Does functional fashion design sacrifice style for practicality?
The entire premise of functional fashion design is that this sacrifice is unnecessary. Modern fabric technology and garment engineering allow designers to build practical function into garments without any visual compromise. A moisture-wicking dress shirt looks like a dress shirt. A wrinkle-resistant blazer looks like a blazer. A stretch-fabric trouser looks like a trouser. The function is invisible — embedded in the fabric and construction rather than displayed in the design. The best functional fashion is indistinguishable from standard fashion in appearance and dramatically superior in performance.
Is functional fashion design the same as activewear or athleisure?
No, though it borrows some technology from those categories. Activewear and athleisure are specific aesthetics — they look sporty, casual, and performance-oriented. Functional fashion design applies performance technology to every aesthetic category — professional suiting, evening wear, casual basics, formal occasions. A functional fashion blazer uses stretch and moisture-wicking technology but looks like a traditional blazer, not like a track jacket. The distinction is that functional fashion design is an approach to any garment category, not a garment category itself.
How can I identify functional design features when shopping?

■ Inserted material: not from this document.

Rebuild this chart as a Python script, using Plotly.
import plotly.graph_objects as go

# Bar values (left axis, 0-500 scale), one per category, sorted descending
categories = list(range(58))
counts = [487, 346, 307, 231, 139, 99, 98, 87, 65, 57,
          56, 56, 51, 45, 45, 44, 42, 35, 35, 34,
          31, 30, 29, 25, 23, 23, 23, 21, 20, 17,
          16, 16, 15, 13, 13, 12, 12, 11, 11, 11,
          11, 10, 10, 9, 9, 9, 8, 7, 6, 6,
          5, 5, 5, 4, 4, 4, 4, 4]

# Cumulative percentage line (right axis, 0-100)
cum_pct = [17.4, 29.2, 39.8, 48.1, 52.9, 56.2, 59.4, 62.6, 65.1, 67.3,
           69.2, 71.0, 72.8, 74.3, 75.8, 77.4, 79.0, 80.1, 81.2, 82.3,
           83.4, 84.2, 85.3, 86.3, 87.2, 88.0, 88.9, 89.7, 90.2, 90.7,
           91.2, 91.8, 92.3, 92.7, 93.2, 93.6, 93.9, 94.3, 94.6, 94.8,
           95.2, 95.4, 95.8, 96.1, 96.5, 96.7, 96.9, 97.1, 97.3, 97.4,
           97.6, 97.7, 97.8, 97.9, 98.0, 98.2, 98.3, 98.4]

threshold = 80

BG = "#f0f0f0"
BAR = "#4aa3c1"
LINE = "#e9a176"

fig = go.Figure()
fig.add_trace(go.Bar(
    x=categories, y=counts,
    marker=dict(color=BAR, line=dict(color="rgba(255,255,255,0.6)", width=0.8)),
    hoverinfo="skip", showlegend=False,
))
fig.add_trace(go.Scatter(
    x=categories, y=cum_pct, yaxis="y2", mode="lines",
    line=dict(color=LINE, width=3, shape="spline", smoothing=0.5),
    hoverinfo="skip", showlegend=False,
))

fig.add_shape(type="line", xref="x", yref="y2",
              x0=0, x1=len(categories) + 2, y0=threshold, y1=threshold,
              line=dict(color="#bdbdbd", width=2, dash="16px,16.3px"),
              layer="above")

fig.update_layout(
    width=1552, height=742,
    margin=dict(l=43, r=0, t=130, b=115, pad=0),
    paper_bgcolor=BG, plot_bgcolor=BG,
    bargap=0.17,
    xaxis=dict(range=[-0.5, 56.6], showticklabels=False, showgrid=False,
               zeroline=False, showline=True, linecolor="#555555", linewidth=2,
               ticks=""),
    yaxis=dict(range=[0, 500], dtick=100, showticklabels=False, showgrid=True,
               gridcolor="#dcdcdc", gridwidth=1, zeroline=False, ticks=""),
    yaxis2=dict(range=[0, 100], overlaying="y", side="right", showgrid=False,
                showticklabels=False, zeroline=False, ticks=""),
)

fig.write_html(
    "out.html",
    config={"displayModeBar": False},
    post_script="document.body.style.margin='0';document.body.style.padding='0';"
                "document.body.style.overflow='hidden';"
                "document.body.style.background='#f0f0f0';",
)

Look for three indicators. First, fabric composition — garments listing performance fibers (elastane for stretch, merino for temperature regulation, Tencel for moisture management) alongside traditional fibers signal functional design. Second, construction details — flat seams, gusseted underarms, articulated panels, and anti-roll waistbands indicate engineering for movement and comfort. Third, care instructions — machine-washable, wrinkle-resistant, and quick-dry properties indicate care-functional design. Many brands now highlight these functional features in their product descriptions because consumers increasingly value performance alongside appearance.